The line-up that ultimately came together for that first Lollapalooza tour doesn’t exactly look wildly eclectic by today’s standards. Still, it was fairly groundbreaking for its time, with a headlining Jane’s Addiction joined by two African American-led rock acts (Living Colour and Ice-T & Body Count), a hardcore hero with Rollins Band, a ska-punk pioneer in Fishbone, a couple of weirdo off-beat art bands Butthole Surfers and Violent Femmes, and an up-and-coming industrial act called Nine Inch Nails.
What you may have noticed is one glaring sameness across all of these otherwise dissimilar artists: a complete absence of women. The lone exception on the ‘91 Lolla tour—representing not only the festival’s only female-led band, but also its only British one—was Siouxsie and the Banshees. At this point, Siouxsie Sioux was 34 years old, making her also one of the older participants on the largely debaucherous tour full of horny male twenty-somethings.

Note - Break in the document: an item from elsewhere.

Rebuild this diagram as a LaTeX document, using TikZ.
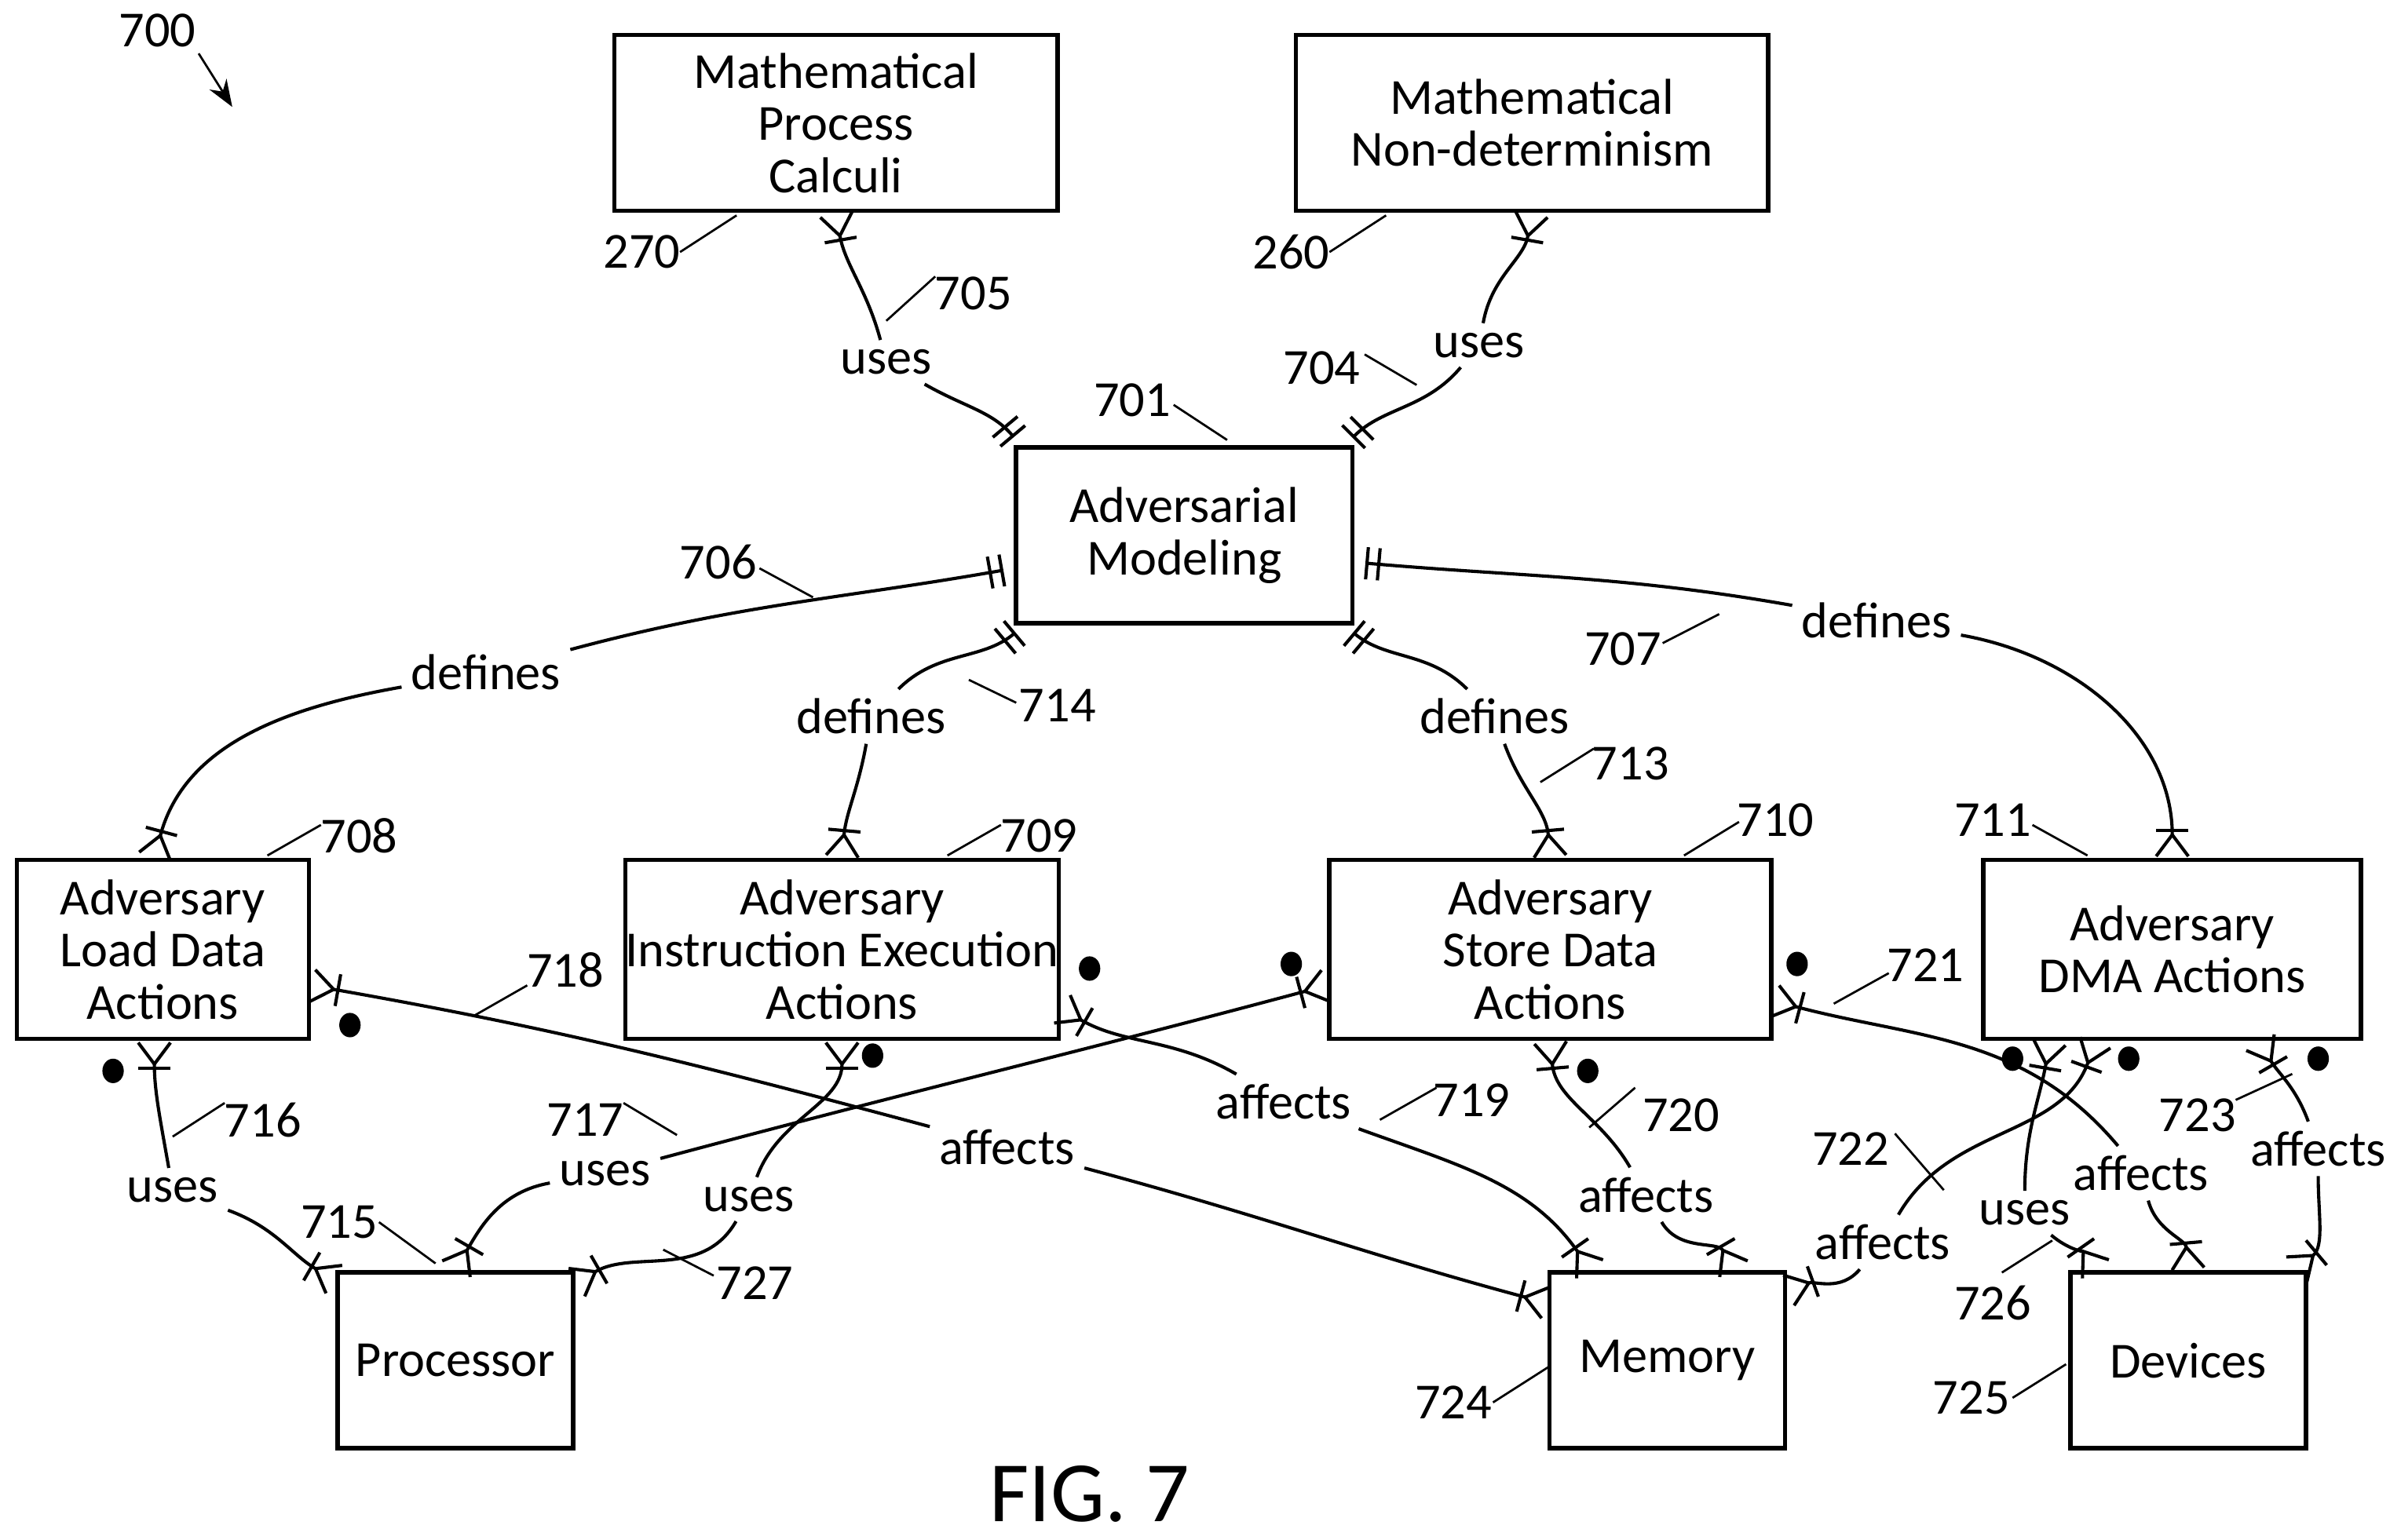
\documentclass[tikz,border=0pt]{standalone}
\usepackage{fontspec}
\setmainfont{Carlito}
\usetikzlibrary{arrows.meta}
\tikzset{
  box/.style={draw, thick, align=center, inner sep=0pt, minimum height=1.15cm},
  lbl/.style={inner sep=1.5pt},
  crow/.style={-{Bar[width=6pt,line width=0.6pt]Straight Barb[reversed,length=4pt,width=6pt,line width=0.6pt]}},
  one/.style={-{Bar[width=6pt,line width=0.6pt,sep=1.6pt]Bar[width=6pt,line width=0.6pt,sep=2pt]}},
}
\begin{document}
\begin{tikzpicture}[x=0.01cm, y=0.01cm, font=\fontsize{9.4}{9.7}\selectfont, line width=0.6pt]
  \useasboundingbox (0,0) rectangle (1564,1008);
  % boxes
  \node[box, minimum width=2.9cm]   (mpc)  at (547,927.5)  {Mathematical\\Process\\Calculi};
  \node[box, minimum width=3.09cm]  (mnd)  at (1002.5,927.5) {Mathematical\\Non-determinism};
  \node[box, minimum width=2.2cm]   (am)   at (775,657.5)  {Adversarial\\Modeling};
  \node[box, minimum width=1.91cm, minimum height=1.17cm] (ald)  at (106.5,386.5) {Adversary\\Load Data\\Actions};
  \node[box, minimum width=2.78cm, minimum height=1.17cm] (aie)  at (551,386.5)   {Adversary\\Instruction Execution\\Actions};
  \node[box, minimum width=2.89cm, minimum height=1.17cm] (asd)  at (1014.5,386.5) {Adversary\\Store Data\\Actions};
  \node[box, minimum width=2.47cm, minimum height=1.17cm] (adma) at (1421.5,386.5) {Adversary\\DMA Actions};
  \node[box, minimum width=1.54cm]  (proc) at (298,117.5)  {Processor};
  \node[box, minimum width=1.54cm]  (mem)  at (1091,117.5) {Memory};
  \node[box, minimum width=1.54cm]  (dev)  at (1432,117.5) {Devices};
  % relation labels
  \node[lbl] (u705) at (580,771)  {uses};
  \node[lbl] (u704) at (968,782)  {uses};
  \node[lbl] (d706) at (318,568)  {defines};
  \node[lbl] (d714) at (570,539)  {defines};
  \node[lbl] (d713) at (978,539)  {defines};
  \node[lbl] (d707) at (1228,602) {defines};
  \node[lbl] (u716) at (113,229)  {uses};
  \node[lbl] (u715) at (396,240)  {uses};
  \node[lbl] (u727) at (490,223)  {uses};
  \node[lbl] (a718) at (659,257)  {affects};
  \node[lbl] (a719) at (840,287)  {affects};
  \node[lbl] (a720) at (1077,226) {affects};
  \node[lbl] (a721) at (1401,240) {affects};
  \node[lbl] (a722) at (1232,195) {affects};
  \node[lbl] (u726) at (1325,214) {uses};
  \node[lbl] (a723) at (1517,256) {affects};
  % relations
  \draw[crow] (u705) to[out=105,in=-80] (mpc.south);
  \draw[one]  (u705) to[out=-30,in=130] ([xshift=-1.07cm]am.north);
  \draw[crow] (u704) to[out=80,in=-100] (mnd.south);
  \draw[one]  (u704) to[out=-130,in=45] ([xshift=1.05cm]am.north);
  \draw[one]  (d706) to[out=15,in=190] ([yshift=-0.215cm]am.west);
  \draw[crow] (d706) to[out=190,in=75] ([xshift=-0.055cm]ald.north);
  \draw[one]  (d714) to[out=45,in=-140] ([xshift=-1.05cm]am.south);
  \draw[crow] (d714) to[out=-100,in=85] (aie.north);
  \draw[one]  (d713) to[out=135,in=-40] ([xshift=1.05cm]am.south);
  \draw[crow] (d713) to[out=-70,in=95] (asd.north);
  \draw[one]  (d707) to[out=170,in=-5] ([yshift=-0.175cm]am.east);
  \draw[crow] (d707) to[out=-10,in=90] (adma.north);
  \draw[crow] (u716) to[out=100,in=-90] ([xshift=-0.055cm]ald.south);
  \draw[crow] (u716) to[out=-20,in=150] ([yshift=0.525cm]proc.west);
  \draw[crow] (u715) to[out=15,in=195] ([yshift=-0.235cm]asd.west);
  \draw[crow] (u715) to[out=190,in=60] (proc.north);
  \draw[crow] (u727) to[out=70,in=-90] (aie.south);
  \draw[crow] (u727) to[out=-120,in=30] ([yshift=0.505cm]proc.east);
  \draw[crow] (a718) to[out=165,in=-10] ([yshift=-0.235cm]ald.east);
  \draw[crow] (a718) to[out=-15,in=165] ([yshift=0.375cm]mem.west);
  \draw[crow] (a719) to[out=150,in=-30] ([yshift=-0.385cm]aie.east);
  \draw[crow] (a719) to[out=-20,in=125] ([xshift=-0.5cm]mem.north);
  \draw[crow] (a720) to[out=120,in=-85] (asd.south);
  \draw[crow] (a720) to[out=-60,in=120] ([xshift=0.44cm]mem.north);
  \draw[crow] (a721) to[out=130,in=-15] ([yshift=-0.335cm]asd.east);
  \draw[crow] (a721) to[out=-75,in=95] (dev.north);
  \draw[crow] (a722) to[out=60,in=-110] ([xshift=-0.5cm]adma.south);
  \draw[crow] (a722) to[out=-130,in=20] ([yshift=0.455cm]mem.east);
  \draw[crow] (u726) to[out=90,in=-100] ([xshift=-0.8cm]adma.south);
  \draw[crow] (u726) to[out=-40,in=125] ([xshift=-0.6cm]dev.north);
  \draw[crow] (a723) to[out=110,in=-60] ([xshift=0.57cm]adma.south);
  \draw[crow] (a723) to[out=-90,in=40] ([xshift=0.7cm]dev.north);
  % dots
  \foreach \x/\y in {74/307, 229/337, 571/317, 713/374, 845/377, 1039/307, 1176/377, 1317/315, 1393/315, 1517/315}
    \fill (\x,\y) ellipse (7 and 8);
  % reference numerals
  \foreach \t/\x/\y in {700/103/988, 270/420/843, 260/845/843, 705/637/816, 704/865/767, 701/741/746,
      706/470/640, 714/692/546, 713/1067/508, 707/1062/583, 708/235/461, 709/680/461, 710/1162/471,
      711/1304/471, 718/370/373, 716/172/275, 717/383/275, 715/222/208, 727/494/168, 719/963/288,
      720/1100/278, 721/1260/376, 722/1211/256, 723/1438/278, 726/1304/155, 724/951/90, 725/1290/93}
    \node[inner sep=0pt] at (\x,\y) {\t};
  \foreach \a/\b/\c/\d in {445/843/482/867, 870/843/907/867, 580/798/612/827, 893/776/927/756,
      768/743/803/720, 497/636/532/617, 634/563/665/548, 1008/496/1043/518, 1088/587/1125/606,
      175/448/210/468, 620/448/655/468, 1102/448/1138/470, 1330/468/1366/448, 310/343/345/363,
      113/264/147/286, 408/286/443/265, 248/208/285/181, 434/190/467/173, 903/275/940/296,
      1040/270/1070/296, 1200/351/1236/371, 1240/266/1272/229, 1463/288/1500/305, 1310/175/1343/196,
      977/90/1013/113, 1317/93/1352/115}
    \draw[line width=0.4pt] (\a,\b) -- (\c,\d);
  \draw[-{Stealth[length=5pt]}, line width=0.4pt] (130,973) -- (152,938);
  \node (fig) at (713,30) {\fontsize{16}{18}\selectfont FIG. 7};
\end{tikzpicture}
\end{document}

Was Siouxsie Sioux happy ot be at Lollapalooza?
“Siouxsie’s position in that tour, below the headliner — she was a kind of monarch, whether that was intentional or not,” Living Colour guitarist Vernon Reid recalled to Spin magazine in a 2011 Lollapalooza retrospective. “She was around in the earliest days of punk, so it was awesome to have her. This whole thing could’ve been completely ageist, and that didn’t happen.”
“It wasn’t like, ‘It’s a girl band, so put them on’,” added Ted Gardner, who’d co-founded Lolla with Farrell. “A lot of people threw that accusation around.”

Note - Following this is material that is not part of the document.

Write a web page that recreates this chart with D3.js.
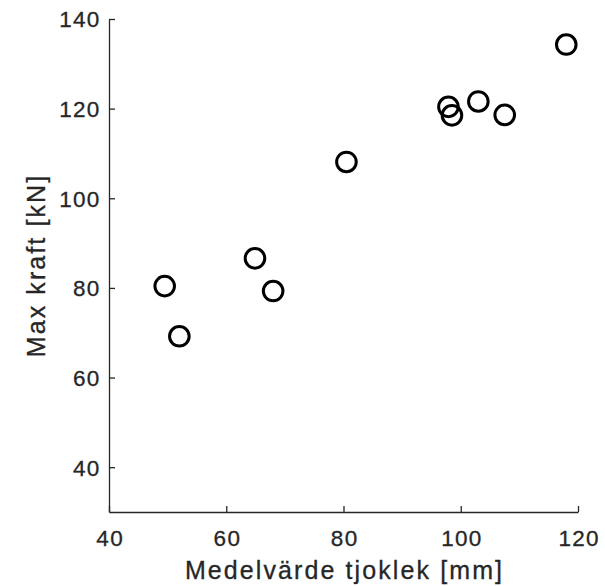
<!DOCTYPE html>
<meta charset="utf-8">
<style>
body { margin: 0; background: #fff; }
text { font-family: "Liberation Sans", Arial, sans-serif; fill: #262626; stroke: #262626; stroke-width: 0.3px; }
.axis path, .axis line { stroke: #262626; stroke-width: 1.3px; }
.axis text { font-size: 22.5px; letter-spacing: 1.3px; }
.label { font-size: 25px; letter-spacing: 2.1px; }
circle.pt { fill: none; stroke: #000; stroke-width: 3px; }
</style>
<svg width="605" height="586"></svg>
<script src="https://d3js.org/d3.v7.min.js"></script>
<script>

// Medelvärde tjoklek [mm]
var thickness = [49.5, 52.0, 64.9, 68.0, 80.5, 97.9, 98.5, 103.0, 107.5, 118.0];
// Max kraft [kN]
var force = [80.4, 69.2, 86.6, 79.3, 108.1, 120.4, 118.5, 121.6, 118.6, 134.3];

var xTicks = [40, 60, 80, 100, 120];
var yTicks = [40, 60, 80, 100, 120, 140];

var svg = d3.select("svg"),
    margin = {top: 19, right: 27, bottom: 74, left: 109},
    width = +svg.attr("width") - margin.left - margin.right,
    height = +svg.attr("height") - margin.top - margin.bottom;

var g = svg.append("g").attr("transform", "translate(" + margin.left + "," + margin.top + ")");

var x = d3.scaleLinear().domain([40, 120]).range([0, width]);
var y = d3.scaleLinear().domain([30, 140]).range([height, 0]);

// ticks point inward, like matlab
g.append("g")
    .attr("class", "axis")
    .attr("transform", "translate(0," + height + ")")
    .call(d3.axisBottom(x).tickValues(xTicks).tickSizeInner(-6).tickSizeOuter(0))
    .call(function(a) {
      a.selectAll("text").attr("y", 34).attr("dy", 0).attr("dx", "0.65px");
    });

g.append("g")
    .attr("class", "axis")
    .call(d3.axisLeft(y).tickValues(yTicks).tickSizeInner(-6).tickSizeOuter(0))
    .call(function(a) {
      a.selectAll("text").attr("x", -8.4).attr("dy", "0.35em");
    });

g.append("g")
  .selectAll("circle")
  .data(thickness)
  .enter().append("circle")
    .attr("class", "pt")
    .attr("cx", function(d) { return x(d); })
    .attr("cy", function(d, i) { return y(force[i]); })
    .attr("r", 9.8);

g.append("text")
    .attr("class", "label")
    .attr("x", width / 2 + 1)
    .attr("y", height + 67)
    .attr("text-anchor", "middle")
    .text("Medelvärde tjoklek [mm]");

g.append("text")
    .attr("class", "label")
    .attr("transform", "translate(-64," + (height / 2) + ") rotate(-90)")
    .attr("text-anchor", "middle")
    .text("Max kraft [kN]");

</script>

Banshees drummer Budgie, also interviewed in 2011, made a critical point about the band’s own perspective on the gender dynamic. “We never thought of ourselves as female-fronted,” he said. “It was just like, all of us are in the band. I think the only ‘girls’ onstage were the strippers with Jane’s Addiction.”

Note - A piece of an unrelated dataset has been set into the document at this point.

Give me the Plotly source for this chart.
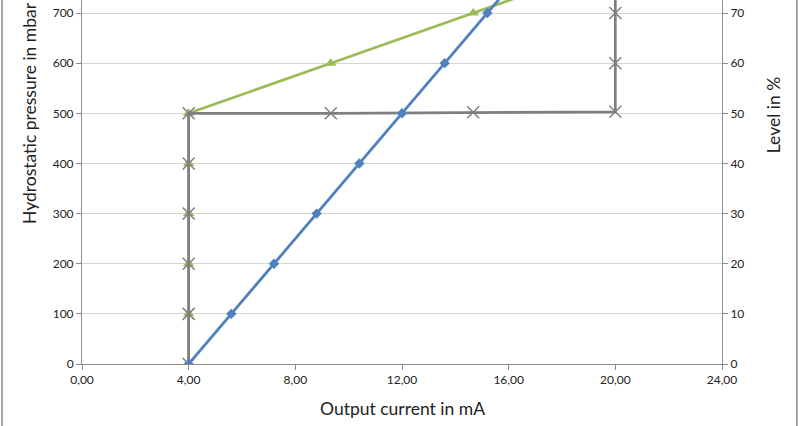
import plotly.graph_objects as go

# Output current (mA) vs hydrostatic pressure (mbar) / level (%)
current_ticks = [0, 4, 8, 12, 16, 20, 24]
current_labels = ["0,00", "4,00", "8,00", "12,00", "16,00", "20,00", "24,00"]

pressure_x = [4.0, 5.6, 7.2, 8.8, 10.4, 12.0, 13.6, 15.2, 16.8, 18.4, 20.0]
pressure_y = [0, 100, 200, 300, 400, 500, 600, 700, 800, 900, 1000]

# level line drawn against the mbar scale (10 % = 100 mbar on the twin axis)
level_x = [4, 4, 4, 4, 4, 4, 9.33, 14.67, 20]
level_y = [0, 100, 200, 300, 400, 500, 600, 700, 800]

step_x = [4, 4, 4, 4, 4, 4, 9.33, 14.67, 20, 20, 20, 20]
step_y = [0, 100, 200, 300, 400, 500, 500, 502, 503, 600, 700, 800]

FONT = "Lato, 'Open Sans', sans-serif"
AXIS_GREY = "#8c8c8c"

fig = go.Figure()

fig.add_trace(go.Scatter(
    x=level_x, y=level_y, mode="lines+markers",
    line=dict(color="#9bbb59", width=2.7),
    marker=dict(symbol="triangle-up", size=10, color="#9bbb59"),
))
fig.add_trace(go.Scatter(
    x=step_x, y=step_y, mode="lines+markers",
    line=dict(color="#7f7f7f", width=2.7),
    marker=dict(symbol="x-thin-open", size=12,
                line=dict(color="#9a9a9a", width=1.5)),
))
fig.add_trace(go.Scatter(
    x=pressure_x, y=pressure_y, mode="lines+markers",
    line=dict(color="#4f81bd", width=2.8),
    marker=dict(symbol="diamond", size=8, color="#4f81bd"),
))
# invisible trace to carry the right-hand % axis
fig.add_trace(go.Scatter(x=[0], y=[0], yaxis="y2", mode="markers",
                         marker=dict(opacity=0), hoverinfo="skip"))

fig.update_layout(
    width=800, height=426,
    margin=dict(l=82, r=78, t=0, b=62),
    paper_bgcolor="white", plot_bgcolor="white",
    showlegend=False,
    font=dict(family=FONT, size=12, color="#222"),
    xaxis=dict(
        range=[0, 24], tickvals=current_ticks, ticktext=current_labels,
        showgrid=False, zeroline=False, showline=True, linecolor=AXIS_GREY,
        linewidth=1, ticks="outside", ticklen=5, tickcolor=AXIS_GREY,
    ),
    yaxis=dict(
        range=[0, 726], dtick=100, showgrid=True, gridcolor="#d4d4d4",
        zeroline=False, showline=True, linecolor=AXIS_GREY, linewidth=1,
        ticks="outside", ticklen=5, tickcolor=AXIS_GREY,
    ),
    yaxis2=dict(
        range=[0, 72.6], dtick=10, overlaying="y", side="right",
        showgrid=False, zeroline=False, showline=True, linecolor=AXIS_GREY,
        linewidth=1, ticks="outside", ticklen=5, tickcolor=AXIS_GREY,
    ),
    annotations=[
        dict(text="Output current in mA", xref="paper", yref="paper",
             x=0.5, y=-0.122, xanchor="center", yanchor="middle",
             showarrow=False, font=dict(size=17.5)),
        dict(text="Hydrostatic pressure in mbar", xref="paper", yref="paper",
             x=-0.081, y=0.69, xanchor="center", yanchor="middle",
             textangle=-90, showarrow=False, font=dict(size=17.5)),
        dict(text="Level in %", xref="paper", yref="paper",
             x=1.08, y=0.684, xanchor="center", yanchor="middle",
             textangle=-90, showarrow=False, font=dict(size=17.5)),
    ],
    shapes=[
        dict(type="line", xref="paper", yref="paper", x0=-0.125, x1=-0.125,
             y0=-0.2, y1=1.0, line=dict(color="#8a8a8a", width=1.5)),
        dict(type="line", xref="paper", yref="paper", x0=1.117, x1=1.117,
             y0=-0.2, y1=1.0, line=dict(color="#8a8a8a", width=1.5)),
    ],
)

fig.write_html("out.html", config={"displayModeBar": False},
               post_script="document.body.style.margin='0';")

In the middle of the ’91 tour, Siouxsie Sioux was interviewed by MTV, giving her the opportunity to express any potential grievances, but instead, she seemed quite pleased with her Lollapalooza experience. “We just think it’s great that there’s such a diverse collection of bands,” Sioux said. “The audiences that would go to see one type of band will be seeing another type of band, whether they like it or not. It’s really different to what’s been done in England before, where they tend to lump similar types of bands together; where you’ll have a heavy metal festival or an indie festival. This is, well, it’s potentially a good idea.”
As an added layer to the Banshees’s Lolla experience, Siouixsie Sioux and Budgie were newlyweds, having tied the knot earlier that spring. “It was quite a honeymoon,” Budgie said. “It was an all-around adventure, the kind of thing where you’re sitting around with Dave Navarro at a hotel reception at two in the morning, him with a feather boa around his neck. And everybody’s thinking was, ‘There’s nothing around here. If we go out like this, we’re gonna get killed.’ There was no uncertain sense of danger.”
Everyone survived in the end, although stories of who either slept together or tried to murder one another during the tour are the stuff of legend. Lollapalooza would carry on as a touring festival for another decade before settling in as a single weekend event in Chicago from 2005 to the present.